→ **EXERCISE BRIEF**
Restate all the material verbatim, except for the pictures.
##### DATA SEGMENT #####
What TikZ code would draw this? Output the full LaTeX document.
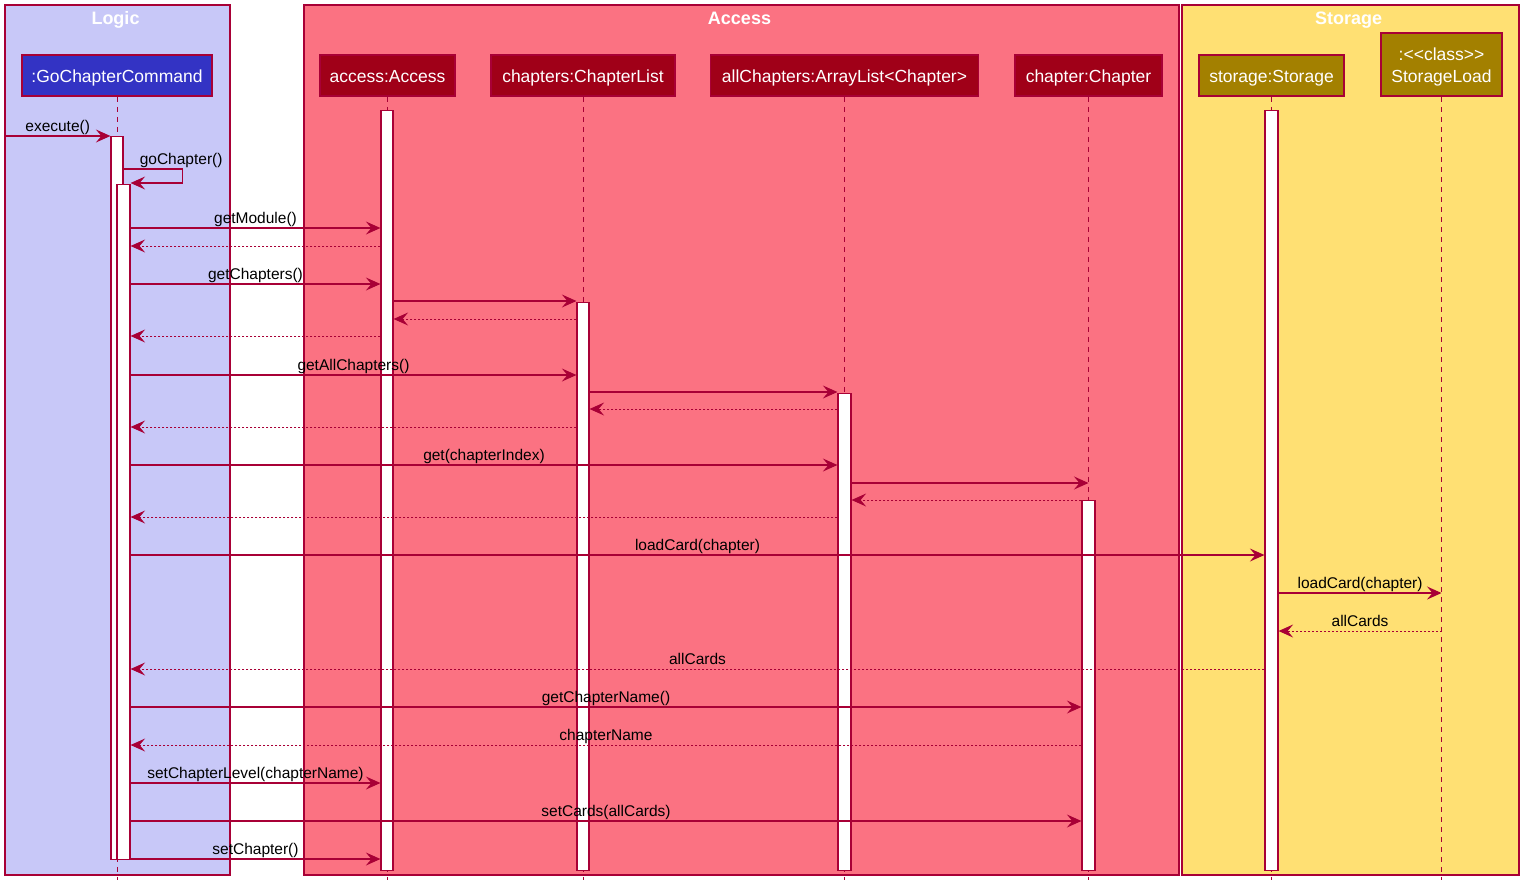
\documentclass[tikz,border=0pt]{standalone}
\usepackage{fontspec}
\setmainfont{Liberation Sans}
\newfontfamily\lsans{Liberation Sans}
\usetikzlibrary{arrows.meta}
\definecolor{crim}{RGB}{168,0,54}
\definecolor{logicbg}{RGB}{200,200,248}
\definecolor{accessbg}{RGB}{251,114,130}
\definecolor{storagebg}{RGB}{255,224,115}
\definecolor{gcfill}{RGB}{51,51,196}
\definecolor{accfill}{RGB}{160,0,24}
\definecolor{stfill}{RGB}{163,128,0}
\begin{document}
\begin{tikzpicture}[x=1pt,y=-1pt,
 grp/.style={draw=crim, line width=1.2pt},
 grptitle/.style={text=white, font=\fontsize{18}{20}\selectfont\bfseries, anchor=base, inner sep=0},
 part/.style={draw=crim, line width=1.5pt, text=white, font=\lsans\fontsize{17.5}{22}\selectfont, inner sep=0, align=center, text height=16pt, text depth=2pt},
 life/.style={draw=crim, line width=1pt, dash pattern=on 5pt off 5pt},
 act/.style={draw=crim, fill=white, line width=1.2pt, inner sep=0, anchor=north, minimum width=12pt},
 msg/.style={draw=crim, line width=1.1pt, -{Stealth[length=14.5pt,width=13pt,inset=5.5pt]}},
 ret/.style={msg, line width=1pt, dash pattern=on 2pt off 2pt},
 lbl/.style={font=\fontsize{15.5}{18}\selectfont, inner sep=0, anchor=base, yshift=5pt, text=black}
]
\useasboundingbox (0,0) rectangle (1531,895);
% groups
\draw[grp, fill=logicbg] (5,5) rectangle (230,875);
\draw[grp, fill=accessbg] (304,5) rectangle (1179,875);
\draw[grp, fill=storagebg] (1182,5) rectangle (1519,875);
\node[grptitle] (tLogic) at (115.5,24) {Logic};
\node[grptitle] (tAccess) at (739.5,24) {Access};
\node[grptitle] (tStorage) at (1348.5,24) {Storage};
% participants
\node[part, fill=gcfill, minimum width=190pt, minimum height=41pt] (gc) at (117,75.5) {:GoChapterCommand};
\node[part, fill=accfill, minimum width=135pt, minimum height=41pt] (acc) at (387.5,75.5) {access:Access};
\node[part, fill=accfill, minimum width=184pt, minimum height=41pt] (chl) at (583,75.5) {chapters:ChapterList};
\node[part, fill=accfill, minimum width=268pt, minimum height=41pt] (all) at (844.5,75.5) {allChapters:ArrayList<Chapter>};
\node[part, fill=accfill, minimum width=147pt, minimum height=41pt] (ch) at (1088.5,75.5) {chapter:Chapter};
\node[part, fill=stfill, minimum width=145pt, minimum height=41pt] (st) at (1271.5,75.5) {storage:Storage};
\node[part, fill=stfill, minimum width=121pt, minimum height=63pt, text height=, text depth=] (sl) at (1441.5,64.5) {};
\node[text=white, font=\lsans\fontsize{17.5}{22}\selectfont, align=center, inner sep=0] (slt) at (1441.5,66.5) {:<<class>>\\StorageLoad};
% lifelines
\foreach \p in {gc,acc,chl,all,ch,st,sl}{
  \draw[life] (\p.south) -- (\p.south |- 0,880);
}
% activation bars
\node[act, minimum height=723pt] (gc1) at (117,136) {};
\node[act, minimum width=13pt, minimum height=675pt] (gc2) at (123.5,184) {};
\node[act, minimum height=760pt] (acc1) at (387,110) {};
\node[act, minimum height=568pt] (chl1) at (583,302) {};
\node[act, minimum width=13pt, minimum height=477pt] (all1) at (844.5,393) {};
\node[act, minimum width=13pt, minimum height=370pt] (ch1) at (1088.5,500) {};
\node[act, minimum width=13pt, minimum height=760pt] (st1) at (1271.5,110) {};
% messages
\coordinate (ext) at (5,136);
\draw[msg] (ext) -- node[lbl]{execute()} (gc1.west |- 0,136);
\draw[msg] (gc1.east |- 0,169) -- ++(59,0) -- ++(0,14) -- (gc2.east |- 0,183);
\path (gc1.east |- 0,169) node[lbl, anchor=base west, xshift=16pt]{goChapter()};
\draw[msg] (gc2.east |- 0,228) -- node[lbl]{getModule()} (acc1.west |- 0,228);
\draw[ret] (acc1.west |- 0,246) -- (gc2.east |- 0,246);
\draw[msg] (gc2.east |- 0,284) -- node[lbl]{getChapters()} (acc1.west |- 0,284);
\draw[msg] (acc1.east |- 0,301) -- (chl1.west |- 0,301);
\draw[ret] (chl1.west |- 0,319) -- (acc1.east |- 0,319);
\draw[ret] (acc1.west |- 0,336) -- (gc2.east |- 0,336);
\draw[msg] (gc2.east |- 0,375) -- node[lbl]{getAllChapters()} (chl1.west |- 0,375);
\draw[msg] (chl1.east |- 0,392) -- (all1.west |- 0,392);
\draw[ret] (all1.west |- 0,409) -- (chl1.east |- 0,409);
\draw[ret] (chl1.west |- 0,427) -- (gc2.east |- 0,427);
\draw[msg] (gc2.east |- 0,465) -- node[lbl]{get(chapterIndex)} (all1.west |- 0,465);
\draw[msg] (all1.east |- 0,483) -- (ch |- 0,483);
\draw[ret] (ch1.west |- 0,500) -- (all1.east |- 0,500);
\draw[ret] (all1.west |- 0,517) -- (gc2.east |- 0,517);
\draw[msg] (gc2.east |- 0,555) -- node[lbl]{loadCard(chapter)} (st1.west |- 0,555);
\draw[msg] (st1.east |- 0,593) -- node[lbl]{loadCard(chapter)} (sl |- 0,593);
\draw[ret] (sl |- 0,631) -- node[lbl]{allCards} (st1.east |- 0,631);
\draw[ret] (st1.west |- 0,669) -- node[lbl]{allCards} (gc2.east |- 0,669);
\draw[msg] (gc2.east |- 0,707) -- node[lbl]{getChapterName()} (ch1.west |- 0,707);
\draw[ret] (ch1.west |- 0,745) -- node[lbl]{chapterName} (gc2.east |- 0,745);
\draw[msg] (gc2.east |- 0,783) -- node[lbl]{setChapterLevel(chapterName)} (acc1.west |- 0,783);
\draw[msg] (gc2.east |- 0,821) -- node[lbl]{setCards(allCards)} (ch1.west |- 0,821);
\draw[msg] (gc2.east |- 0,859) -- node[lbl]{setChapter()} (acc1.west |- 0,859);
\end{tikzpicture}
\end{document}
#####
→ **TASK ANSWER**
What TikZ code would draw this? Output the full LaTeX document.
\documentclass[tikz,border=0pt]{standalone}
\usepackage{fontspec}
\setmainfont{Liberation Sans}
\newfontfamily\lsans{Liberation Sans}
\usetikzlibrary{arrows.meta}
\definecolor{crim}{RGB}{168,0,54}
\definecolor{logicbg}{RGB}{200,200,248}
\definecolor{accessbg}{RGB}{251,114,130}
\definecolor{storagebg}{RGB}{255,224,115}
\definecolor{gcfill}{RGB}{51,51,196}
\definecolor{accfill}{RGB}{160,0,24}
\definecolor{stfill}{RGB}{163,128,0}
\begin{document}
\begin{tikzpicture}[x=1pt,y=-1pt,
 grp/.style={draw=crim, line width=1.2pt},
 grptitle/.style={text=white, font=\fontsize{18}{20}\selectfont\bfseries, anchor=base, inner sep=0},
 part/.style={draw=crim, line width=1.5pt, text=white, font=\lsans\fontsize{17.5}{22}\selectfont, inner sep=0, align=center, text height=16pt, text depth=2pt},
 life/.style={draw=crim, line width=1pt, dash pattern=on 5pt off 5pt},
 act/.style={draw=crim, fill=white, line width=1.2pt, inner sep=0, anchor=north, minimum width=12pt},
 msg/.style={draw=crim, line width=1.1pt, -{Stealth[length=14.5pt,width=13pt,inset=5.5pt]}},
 ret/.style={msg, line width=1pt, dash pattern=on 2pt off 2pt},
 lbl/.style={font=\fontsize{15.5}{18}\selectfont, inner sep=0, anchor=base, yshift=5pt, text=black}
]
\useasboundingbox (0,0) rectangle (1531,895);
% groups
\draw[grp, fill=logicbg] (5,5) rectangle (230,875);
\draw[grp, fill=accessbg] (304,5) rectangle (1179,875);
\draw[grp, fill=storagebg] (1182,5) rectangle (1519,875);
\node[grptitle] (tLogic) at (115.5,24) {Logic};
\node[grptitle] (tAccess) at (739.5,24) {Access};
\node[grptitle] (tStorage) at (1348.5,24) {Storage};
% participants
\node[part, fill=gcfill, minimum width=190pt, minimum height=41pt] (gc) at (117,75.5) {:GoChapterCommand};
\node[part, fill=accfill, minimum width=135pt, minimum height=41pt] (acc) at (387.5,75.5) {access:Access};
\node[part, fill=accfill, minimum width=184pt, minimum height=41pt] (chl) at (583,75.5) {chapters:ChapterList};
\node[part, fill=accfill, minimum width=268pt, minimum height=41pt] (all) at (844.5,75.5) {allChapters:ArrayList<Chapter>};
\node[part, fill=accfill, minimum width=147pt, minimum height=41pt] (ch) at (1088.5,75.5) {chapter:Chapter};
\node[part, fill=stfill, minimum width=145pt, minimum height=41pt] (st) at (1271.5,75.5) {storage:Storage};
\node[part, fill=stfill, minimum width=121pt, minimum height=63pt, text height=, text depth=] (sl) at (1441.5,64.5) {};
\node[text=white, font=\lsans\fontsize{17.5}{22}\selectfont, align=center, inner sep=0] (slt) at (1441.5,66.5) {:<<class>>\\StorageLoad};
% lifelines
\foreach \p in {gc,acc,chl,all,ch,st,sl}{
  \draw[life] (\p.south) -- (\p.south |- 0,880);
}
% activation bars
\node[act, minimum height=723pt] (gc1) at (117,136) {};
\node[act, minimum width=13pt, minimum height=675pt] (gc2) at (123.5,184) {};
\node[act, minimum height=760pt] (acc1) at (387,110) {};
\node[act, minimum height=568pt] (chl1) at (583,302) {};
\node[act, minimum width=13pt, minimum height=477pt] (all1) at (844.5,393) {};
\node[act, minimum width=13pt, minimum height=370pt] (ch1) at (1088.5,500) {};
\node[act, minimum width=13pt, minimum height=760pt] (st1) at (1271.5,110) {};
% messages
\coordinate (ext) at (5,136);
\draw[msg] (ext) -- node[lbl]{execute()} (gc1.west |- 0,136);
\draw[msg] (gc1.east |- 0,169) -- ++(59,0) -- ++(0,14) -- (gc2.east |- 0,183);
\path (gc1.east |- 0,169) node[lbl, anchor=base west, xshift=16pt]{goChapter()};
\draw[msg] (gc2.east |- 0,228) -- node[lbl]{getModule()} (acc1.west |- 0,228);
\draw[ret] (acc1.west |- 0,246) -- (gc2.east |- 0,246);
\draw[msg] (gc2.east |- 0,284) -- node[lbl]{getChapters()} (acc1.west |- 0,284);
\draw[msg] (acc1.east |- 0,301) -- (chl1.west |- 0,301);
\draw[ret] (chl1.west |- 0,319) -- (acc1.east |- 0,319);
\draw[ret] (acc1.west |- 0,336) -- (gc2.east |- 0,336);
\draw[msg] (gc2.east |- 0,375) -- node[lbl]{getAllChapters()} (chl1.west |- 0,375);
\draw[msg] (chl1.east |- 0,392) -- (all1.west |- 0,392);
\draw[ret] (all1.west |- 0,409) -- (chl1.east |- 0,409);
\draw[ret] (chl1.west |- 0,427) -- (gc2.east |- 0,427);
\draw[msg] (gc2.east |- 0,465) -- node[lbl]{get(chapterIndex)} (all1.west |- 0,465);
\draw[msg] (all1.east |- 0,483) -- (ch |- 0,483);
\draw[ret] (ch1.west |- 0,500) -- (all1.east |- 0,500);
\draw[ret] (all1.west |- 0,517) -- (gc2.east |- 0,517);
\draw[msg] (gc2.east |- 0,555) -- node[lbl]{loadCard(chapter)} (st1.west |- 0,555);
\draw[msg] (st1.east |- 0,593) -- node[lbl]{loadCard(chapter)} (sl |- 0,593);
\draw[ret] (sl |- 0,631) -- node[lbl]{allCards} (st1.east |- 0,631);
\draw[ret] (st1.west |- 0,669) -- node[lbl]{allCards} (gc2.east |- 0,669);
\draw[msg] (gc2.east |- 0,707) -- node[lbl]{getChapterName()} (ch1.west |- 0,707);
\draw[ret] (ch1.west |- 0,745) -- node[lbl]{chapterName} (gc2.east |- 0,745);
\draw[msg] (gc2.east |- 0,783) -- node[lbl]{setChapterLevel(chapterName)} (acc1.west |- 0,783);
\draw[msg] (gc2.east |- 0,821) -- node[lbl]{setCards(allCards)} (ch1.west |- 0,821);
\draw[msg] (gc2.east |- 0,859) -- node[lbl]{setChapter()} (acc1.west |- 0,859);
\end{tikzpicture}
\end{document}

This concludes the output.